Find each line with the string "this" and report it.

**Given data:**
◆ ◆ ◆ ◆

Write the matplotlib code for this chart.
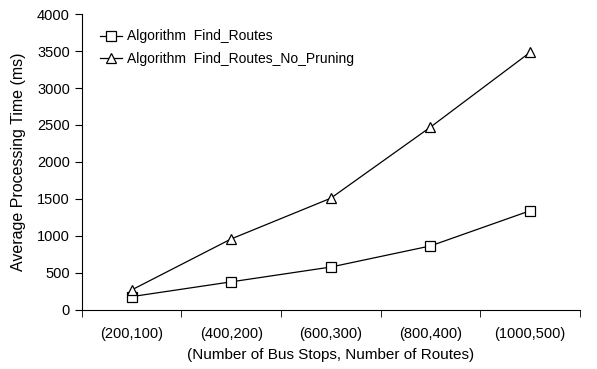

◆ ◆ ◆ ◆

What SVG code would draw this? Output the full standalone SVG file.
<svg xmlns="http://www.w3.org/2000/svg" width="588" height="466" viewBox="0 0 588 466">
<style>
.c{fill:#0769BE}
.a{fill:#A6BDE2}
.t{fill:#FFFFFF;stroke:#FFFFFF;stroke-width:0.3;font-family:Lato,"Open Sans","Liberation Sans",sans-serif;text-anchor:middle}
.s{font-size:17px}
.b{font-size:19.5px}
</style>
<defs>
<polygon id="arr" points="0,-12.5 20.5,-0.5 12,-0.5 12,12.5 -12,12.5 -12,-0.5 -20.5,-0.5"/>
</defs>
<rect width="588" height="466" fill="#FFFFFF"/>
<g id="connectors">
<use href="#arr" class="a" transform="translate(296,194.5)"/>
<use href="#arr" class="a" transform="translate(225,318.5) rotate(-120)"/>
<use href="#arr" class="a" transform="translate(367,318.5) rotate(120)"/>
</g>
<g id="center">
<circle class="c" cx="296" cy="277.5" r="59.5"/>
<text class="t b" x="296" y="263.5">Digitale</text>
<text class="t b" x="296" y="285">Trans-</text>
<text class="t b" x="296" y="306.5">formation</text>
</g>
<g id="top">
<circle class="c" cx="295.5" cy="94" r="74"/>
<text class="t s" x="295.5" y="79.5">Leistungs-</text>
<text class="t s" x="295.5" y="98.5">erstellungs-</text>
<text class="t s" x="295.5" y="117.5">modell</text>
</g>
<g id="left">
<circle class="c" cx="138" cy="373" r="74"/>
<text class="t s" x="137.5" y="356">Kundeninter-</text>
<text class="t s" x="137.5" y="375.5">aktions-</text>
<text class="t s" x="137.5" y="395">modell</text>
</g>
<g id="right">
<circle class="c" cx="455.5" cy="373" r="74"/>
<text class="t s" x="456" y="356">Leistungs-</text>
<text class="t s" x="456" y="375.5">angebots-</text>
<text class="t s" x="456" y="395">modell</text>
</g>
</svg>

◆ ◆ ◆ ◆

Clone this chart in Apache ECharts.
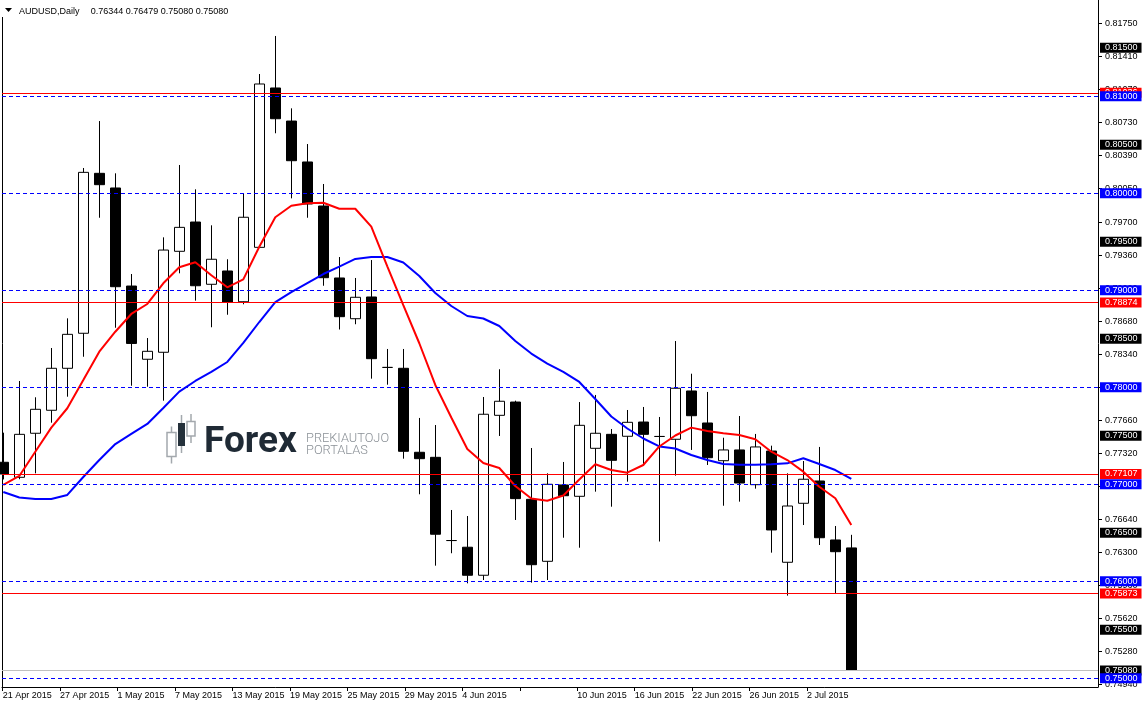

◆ ◆ ◆ ◆

**Response:**
Write the matplotlib code for this chart.
What SVG code would draw this? Output the full standalone SVG file.
Clone this chart in Apache ECharts.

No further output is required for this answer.